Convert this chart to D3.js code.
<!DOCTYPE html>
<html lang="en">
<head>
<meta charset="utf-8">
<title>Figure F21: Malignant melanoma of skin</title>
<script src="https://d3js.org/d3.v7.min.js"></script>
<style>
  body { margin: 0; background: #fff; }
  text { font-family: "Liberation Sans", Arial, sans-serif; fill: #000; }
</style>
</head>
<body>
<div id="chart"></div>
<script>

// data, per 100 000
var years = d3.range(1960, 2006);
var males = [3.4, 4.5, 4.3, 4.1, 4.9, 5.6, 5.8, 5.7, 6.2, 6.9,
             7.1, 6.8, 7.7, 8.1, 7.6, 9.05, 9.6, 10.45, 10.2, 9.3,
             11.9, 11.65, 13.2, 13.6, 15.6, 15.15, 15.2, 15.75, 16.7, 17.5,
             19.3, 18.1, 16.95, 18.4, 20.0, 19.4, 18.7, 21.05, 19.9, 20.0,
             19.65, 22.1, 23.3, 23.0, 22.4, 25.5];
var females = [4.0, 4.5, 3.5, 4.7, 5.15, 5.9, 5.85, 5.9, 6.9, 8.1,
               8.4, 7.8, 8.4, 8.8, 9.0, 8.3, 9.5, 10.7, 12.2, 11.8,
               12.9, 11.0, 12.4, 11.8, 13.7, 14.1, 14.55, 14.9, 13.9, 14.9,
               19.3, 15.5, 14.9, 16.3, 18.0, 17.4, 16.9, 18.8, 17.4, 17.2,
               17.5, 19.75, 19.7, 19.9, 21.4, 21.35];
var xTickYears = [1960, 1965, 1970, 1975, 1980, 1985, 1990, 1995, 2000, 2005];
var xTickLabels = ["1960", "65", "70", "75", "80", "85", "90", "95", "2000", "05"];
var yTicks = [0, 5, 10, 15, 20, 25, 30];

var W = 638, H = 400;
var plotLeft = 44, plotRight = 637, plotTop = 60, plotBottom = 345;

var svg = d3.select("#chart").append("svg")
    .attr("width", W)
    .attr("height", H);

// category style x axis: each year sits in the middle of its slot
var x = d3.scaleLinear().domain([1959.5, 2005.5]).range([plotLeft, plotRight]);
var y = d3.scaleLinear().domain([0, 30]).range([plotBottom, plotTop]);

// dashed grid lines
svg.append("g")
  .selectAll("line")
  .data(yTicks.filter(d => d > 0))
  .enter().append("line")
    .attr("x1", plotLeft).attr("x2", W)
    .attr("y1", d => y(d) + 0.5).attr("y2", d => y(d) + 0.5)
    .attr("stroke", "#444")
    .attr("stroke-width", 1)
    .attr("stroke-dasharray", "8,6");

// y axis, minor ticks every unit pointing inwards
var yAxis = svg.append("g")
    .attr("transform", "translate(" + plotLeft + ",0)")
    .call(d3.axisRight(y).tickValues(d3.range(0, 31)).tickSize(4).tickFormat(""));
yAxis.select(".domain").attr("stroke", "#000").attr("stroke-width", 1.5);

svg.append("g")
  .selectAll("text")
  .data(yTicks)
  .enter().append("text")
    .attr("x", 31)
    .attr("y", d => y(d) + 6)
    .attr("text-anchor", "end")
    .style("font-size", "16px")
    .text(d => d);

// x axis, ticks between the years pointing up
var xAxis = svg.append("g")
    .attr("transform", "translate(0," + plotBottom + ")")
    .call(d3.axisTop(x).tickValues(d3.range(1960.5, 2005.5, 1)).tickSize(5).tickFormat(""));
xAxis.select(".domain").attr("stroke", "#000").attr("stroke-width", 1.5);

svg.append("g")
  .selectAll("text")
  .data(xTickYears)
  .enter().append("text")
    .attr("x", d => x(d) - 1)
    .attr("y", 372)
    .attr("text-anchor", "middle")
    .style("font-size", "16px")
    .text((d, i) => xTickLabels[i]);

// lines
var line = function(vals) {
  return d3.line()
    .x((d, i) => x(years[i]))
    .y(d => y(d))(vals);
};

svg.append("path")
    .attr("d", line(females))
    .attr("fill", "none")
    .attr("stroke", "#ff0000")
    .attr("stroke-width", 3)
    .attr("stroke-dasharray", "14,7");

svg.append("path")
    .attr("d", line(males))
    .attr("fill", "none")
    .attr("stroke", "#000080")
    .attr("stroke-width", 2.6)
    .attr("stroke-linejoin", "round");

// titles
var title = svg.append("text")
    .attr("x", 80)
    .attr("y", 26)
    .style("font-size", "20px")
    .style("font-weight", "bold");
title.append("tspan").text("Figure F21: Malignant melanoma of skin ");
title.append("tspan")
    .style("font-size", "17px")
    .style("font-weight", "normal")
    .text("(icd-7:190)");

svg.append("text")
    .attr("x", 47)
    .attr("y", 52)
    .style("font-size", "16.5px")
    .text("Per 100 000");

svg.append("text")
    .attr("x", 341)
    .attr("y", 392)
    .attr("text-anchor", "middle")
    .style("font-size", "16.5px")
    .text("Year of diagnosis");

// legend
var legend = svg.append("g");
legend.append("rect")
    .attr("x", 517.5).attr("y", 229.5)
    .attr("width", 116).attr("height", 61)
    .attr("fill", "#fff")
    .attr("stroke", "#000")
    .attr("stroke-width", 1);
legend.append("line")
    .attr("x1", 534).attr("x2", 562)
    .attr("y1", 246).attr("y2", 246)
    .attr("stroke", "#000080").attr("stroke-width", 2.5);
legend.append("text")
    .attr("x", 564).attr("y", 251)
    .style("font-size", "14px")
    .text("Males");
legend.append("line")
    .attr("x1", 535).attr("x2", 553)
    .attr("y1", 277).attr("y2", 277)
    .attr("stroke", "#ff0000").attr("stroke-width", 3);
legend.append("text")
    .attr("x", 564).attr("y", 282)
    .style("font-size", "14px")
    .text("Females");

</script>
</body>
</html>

EXERCISE:
Identify every line above with the string "chart" in it. Copy those lines.

RESPONSE TO THIS EXERCISE:
Convert this chart to D3.js code.
<div id="chart"></div>
var svg = d3.select("#chart").append("svg")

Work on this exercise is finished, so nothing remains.